COMMENTARY: What do Carlsbad leaders have to fear from referendum?

Richard Riehl

Caruso Affiliated’s latest glossy mailer features the smiling faces of the five City Council members who voted unanimously to approve the developer’s plan to build a Strawberry Fields mall. Directly below the beaming politicians is the plea, “Don’t let outside interests end the Strawberry Fields and take away what’s ours,” followed by the command, “Don’t sign the petition.” You’re invited to “get the facts” from a link to Caruso’s corporate marketing campaign.

You’d think our public officials would refer us to the city’s website, where you can find unbiased documents related to the developer’s plan, like Proposition D, passed by the voters in 2006, and the entire Agua Hedionda South Shore Specific Plan (AH-SP). So I went to the city’s website, where I found this. “The City of Carlsbad did not sponsor the initiative and, by law, no public resources may be used to advocate for or against an initiative or referendum.”
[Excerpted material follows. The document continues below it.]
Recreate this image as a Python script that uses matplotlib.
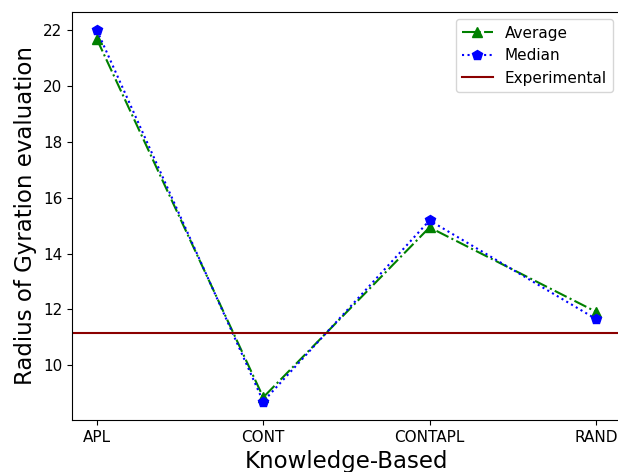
import numpy as np
from matplotlib import pyplot as plt

categories = ['APL', 'CONT', 'CONTAPL', 'RAND']
average = [21.68, 8.85, 14.94, 11.92]
median = [22.0, 8.70, 15.19, 11.66]
experimental = 11.15

fig = plt.figure(figsize=(6.18, 4.72), dpi=100)
ax = fig.add_axes([0.1165, 0.110, 0.888, 0.865])

x = np.arange(len(categories))
ax.plot(x, average, color='g', linestyle='-.', marker='^', markersize=7, label='Average')
ax.plot(x, median, color='b', linestyle=':', marker='p', markersize=7, label='Median')
ax.axhline(experimental, color='darkred', label='Experimental')

ax.set_xticks(x)
ax.set_xticklabels(categories)
ax.tick_params(labelsize=11)
ax.set_xlim(-0.15, 3.15)
ax.set_xlabel('Knowledge-Based', fontsize=16.5)
ax.set_ylabel('Radius of Gyration evaluation', fontsize=16.5)
ax.legend(loc='upper right', fontsize=11)

fig.savefig('out.png', dpi=100)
I’m sure council members got legal advice before climbing aboard Caruso’s campaign train to keep their constituents away from the voting booth. They are merely trumpeting the wisdom of their decision. But how can they explain their opposition to the referendum? The website explains there is no referendum yet filed with the city clerk. Council members might be successfully skirting the law, but next year’s election will allow voters a say in the wisdom of that.

Prop. D can be found here: These two sections caught my eye: 3.1.8, “The city shall also ensure that … the existing Strawberry Fields are allowed to continue as long as it is economically viable for the landowner to do so.” Despite this promise, the Caruso/City Council mailer claims putting the AH-SP up for a vote will mean the loss of “Jimmy Ukegawa’s iconic Carlsbad Strawberry Company, our strawberry farming heritage and protections for coastal agriculture.”

Because of my guilty conscience about signing an initiative I was told was a citizens-led effort to save the Strawberry Fields, I vowed to read the entire 397-page document, which can be found here: It’s titled, “Initiative Measure to be Submitted Directly to the Voters,” received May 12, 2015. You read that right. No mention of the City Council’s authority to rubber-stamp it, and a very good reason many of us felt misled.

The “intent” of the AH-SP, according to its introduction, is to “provide for the continuation of coastal agriculture and strawberry farming,” mirroring Prop. D. Neither guarantees financial support for the fields. The city’s website claims AH-SP would “guarantee continued agriculture on the site in perpetuity by providing financial support to the top farming operation.” Note the absence of the words “Strawberry Fields.”

You also won’t find those words in the AH-SP’s guarantee of financial support. “The Specific Plan establishes revenue sources from the Specific Plan’s visitor-serving commercial uses, and/or from private funding, to dedicate, improve, restore, operate, and maintain in perpetuity the dedicated open space areas at no tax burden to Carlsbad residents.”

Contrary to the Caruso/City Council mailer, just as signing the petition for the initiative did not guarantee Strawberry Fields forever, refusing to sign the referendum petition will not save them from being plowed under the day after the new Nordstrom is open for business. It will only save the land for agriculture, with a vague promise to subsidize growers, with funding from a variety of unnamed sources.

The City Council’s rubber stamp and promotion of the Agua Hedionda Specific Plan is both irresponsible and unseemly. For elected officials to mount a campaign urging their constituents not to vote is both ironic and politically stupid.